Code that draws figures
::::::::::

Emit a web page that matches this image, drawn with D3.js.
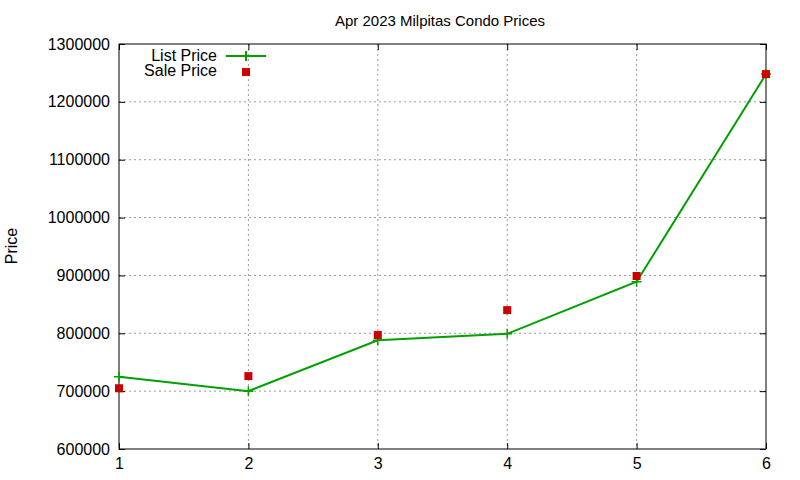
<!DOCTYPE html><html><head><script src="https://cdn.jsdelivr.net/npm/d3@7"></script>
<style>body{margin:0;background:#fff}text{font-family:"Liberation Sans",Arial,sans-serif}</style></head><body>
<svg id="c" width="800" height="480"></svg>
<script>
const xs=[1,2,3,4,5,6];
const listPrice=[725000,700000,788000,799000,889000,1248000];
const salePrice=[705000,726000,797000,840000,899000,1248000];
const yTicks=[600000,700000,800000,900000,1000000,1100000,1200000,1300000];
const svg=d3.select("#c");
const m={l:119,r:766,t:44,b:449};
const x=d3.scaleLinear().domain([1,6]).range([m.l,m.r]);
const y=d3.scaleLinear().domain([600000,1300000]).range([m.b,m.t]);
const g=svg.append("g");
xs.slice(1,-1).forEach(v=>g.append("line").attr("x1",x(v)).attr("x2",x(v)).attr("y1",m.t).attr("y2",m.b).attr("stroke","#999").attr("stroke-dasharray","2,3"));
yTicks.slice(1,-1).forEach(v=>g.append("line").attr("x1",m.l).attr("x2",m.r).attr("y1",y(v)).attr("y2",y(v)).attr("stroke","#999").attr("stroke-dasharray","2,3"));
svg.append("rect").attr("x",m.l).attr("y",m.t).attr("width",m.r-m.l).attr("height",m.b-m.t).attr("fill","none").attr("stroke","#000");
svg.append("g").attr("transform",`translate(0,${m.b})`).call(d3.axisBottom(x).tickValues(xs).tickFormat(d3.format("d")).tickSize(-6).tickPadding(9)).call(a=>{a.select(".domain").remove();a.selectAll("text").attr("font-size",16).attr("font-family","Liberation Sans")});
svg.append("g").attr("transform",`translate(${m.l},0)`).call(d3.axisLeft(y).tickValues(yTicks).tickFormat(d3.format("d")).tickSize(-6).tickPadding(9)).call(a=>{a.select(".domain").remove();a.selectAll("text").attr("font-size",16).attr("font-family","Liberation Sans")});
svg.append("g").attr("transform",`translate(${m.r},0)`).call(d3.axisRight(y).tickValues(yTicks).tickFormat("").tickSize(-6)).select(".domain").remove();
svg.append("g").attr("transform",`translate(0,${m.t})`).call(d3.axisTop(x).tickValues(xs).tickFormat("").tickSize(-6)).select(".domain").remove();
svg.append("text").attr("x",440).attr("y",26).attr("text-anchor","middle").attr("font-size",15).text("Apr 2023 Milpitas Condo Prices");
svg.append("text").attr("transform","translate(17,246) rotate(-90)").attr("text-anchor","middle").attr("font-size",16).text("Price");
const line=d3.line().x((d,i)=>x(xs[i])).y(d=>y(d));
svg.append("path").attr("d",line(listPrice)).attr("fill","none").attr("stroke","#00a000").attr("stroke-width",2);
listPrice.forEach((d,i)=>svg.append("path").attr("d",`M${x(xs[i])-5},${y(d)}h10M${x(xs[i])},${y(d)-5}v10`).attr("stroke","#00a000").attr("stroke-width",1.5));
salePrice.forEach((d,i)=>svg.append("rect").attr("x",x(xs[i])-4).attr("y",y(d)-4).attr("width",8).attr("height",8).attr("fill","#cc0000"));
svg.append("text").attr("x",217).attr("y",61).attr("text-anchor","end").attr("font-size",16).text("List Price");
svg.append("path").attr("d","M226,56h40M246,51v10").attr("stroke","#00a000").attr("stroke-width",2);
svg.append("text").attr("x",217).attr("y",76).attr("text-anchor","end").attr("font-size",16).text("Sale Price");
svg.append("rect").attr("x",242).attr("y",68).attr("width",8).attr("height",8).attr("fill","#cc0000");
</script></body></html>
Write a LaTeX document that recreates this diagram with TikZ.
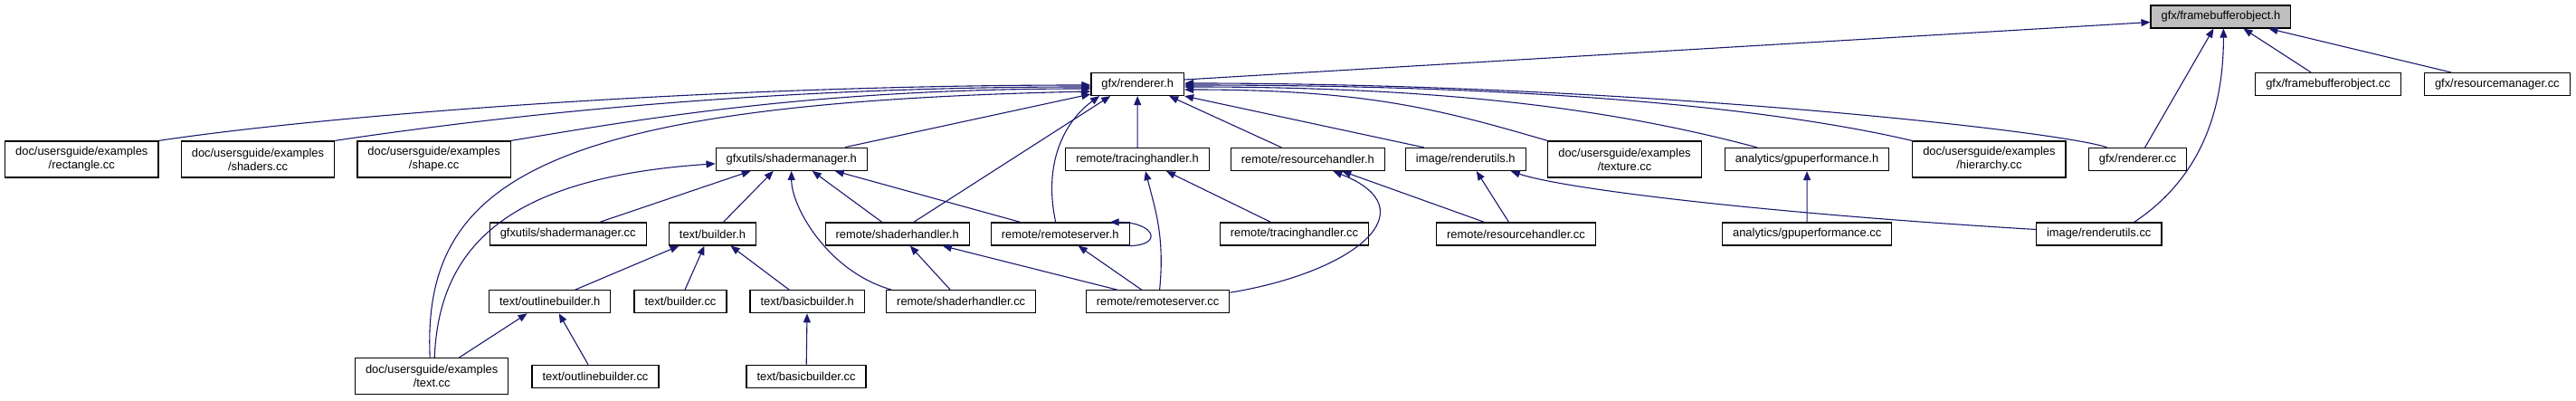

::::::::::

WHAT IS ASKED: Print all of the records shown above exactly, leaving out each picture.

COMPLETED TASK:
Emit a web page that matches this image, drawn with D3.js.
<!DOCTYPE html><html><head><script src="https://cdn.jsdelivr.net/npm/d3@7"></script>
<style>body{margin:0;background:#fff}text{font-family:"Liberation Sans",Arial,sans-serif}</style></head><body>
<svg id="c" width="800" height="480"></svg>
<script>
const xs=[1,2,3,4,5,6];
const listPrice=[725000,700000,788000,799000,889000,1248000];
const salePrice=[705000,726000,797000,840000,899000,1248000];
const yTicks=[600000,700000,800000,900000,1000000,1100000,1200000,1300000];
const svg=d3.select("#c");
const m={l:119,r:766,t:44,b:449};
const x=d3.scaleLinear().domain([1,6]).range([m.l,m.r]);
const y=d3.scaleLinear().domain([600000,1300000]).range([m.b,m.t]);
const g=svg.append("g");
xs.slice(1,-1).forEach(v=>g.append("line").attr("x1",x(v)).attr("x2",x(v)).attr("y1",m.t).attr("y2",m.b).attr("stroke","#999").attr("stroke-dasharray","2,3"));
yTicks.slice(1,-1).forEach(v=>g.append("line").attr("x1",m.l).attr("x2",m.r).attr("y1",y(v)).attr("y2",y(v)).attr("stroke","#999").attr("stroke-dasharray","2,3"));
svg.append("rect").attr("x",m.l).attr("y",m.t).attr("width",m.r-m.l).attr("height",m.b-m.t).attr("fill","none").attr("stroke","#000");
svg.append("g").attr("transform",`translate(0,${m.b})`).call(d3.axisBottom(x).tickValues(xs).tickFormat(d3.format("d")).tickSize(-6).tickPadding(9)).call(a=>{a.select(".domain").remove();a.selectAll("text").attr("font-size",16).attr("font-family","Liberation Sans")});
svg.append("g").attr("transform",`translate(${m.l},0)`).call(d3.axisLeft(y).tickValues(yTicks).tickFormat(d3.format("d")).tickSize(-6).tickPadding(9)).call(a=>{a.select(".domain").remove();a.selectAll("text").attr("font-size",16).attr("font-family","Liberation Sans")});
svg.append("g").attr("transform",`translate(${m.r},0)`).call(d3.axisRight(y).tickValues(yTicks).tickFormat("").tickSize(-6)).select(".domain").remove();
svg.append("g").attr("transform",`translate(0,${m.t})`).call(d3.axisTop(x).tickValues(xs).tickFormat("").tickSize(-6)).select(".domain").remove();
svg.append("text").attr("x",440).attr("y",26).attr("text-anchor","middle").attr("font-size",15).text("Apr 2023 Milpitas Condo Prices");
svg.append("text").attr("transform","translate(17,246) rotate(-90)").attr("text-anchor","middle").attr("font-size",16).text("Price");
const line=d3.line().x((d,i)=>x(xs[i])).y(d=>y(d));
svg.append("path").attr("d",line(listPrice)).attr("fill","none").attr("stroke","#00a000").attr("stroke-width",2);
listPrice.forEach((d,i)=>svg.append("path").attr("d",`M${x(xs[i])-5},${y(d)}h10M${x(xs[i])},${y(d)-5}v10`).attr("stroke","#00a000").attr("stroke-width",1.5));
salePrice.forEach((d,i)=>svg.append("rect").attr("x",x(xs[i])-4).attr("y",y(d)-4).attr("width",8).attr("height",8).attr("fill","#cc0000"));
svg.append("text").attr("x",217).attr("y",61).attr("text-anchor","end").attr("font-size",16).text("List Price");
svg.append("path").attr("d","M226,56h40M246,51v10").attr("stroke","#00a000").attr("stroke-width",2);
svg.append("text").attr("x",217).attr("y",76).attr("text-anchor","end").attr("font-size",16).text("Sale Price");
svg.append("rect").attr("x",242).attr("y",68).attr("width",8).attr("height",8).attr("fill","#cc0000");
</script></body></html>
Write a LaTeX document that recreates this diagram with TikZ.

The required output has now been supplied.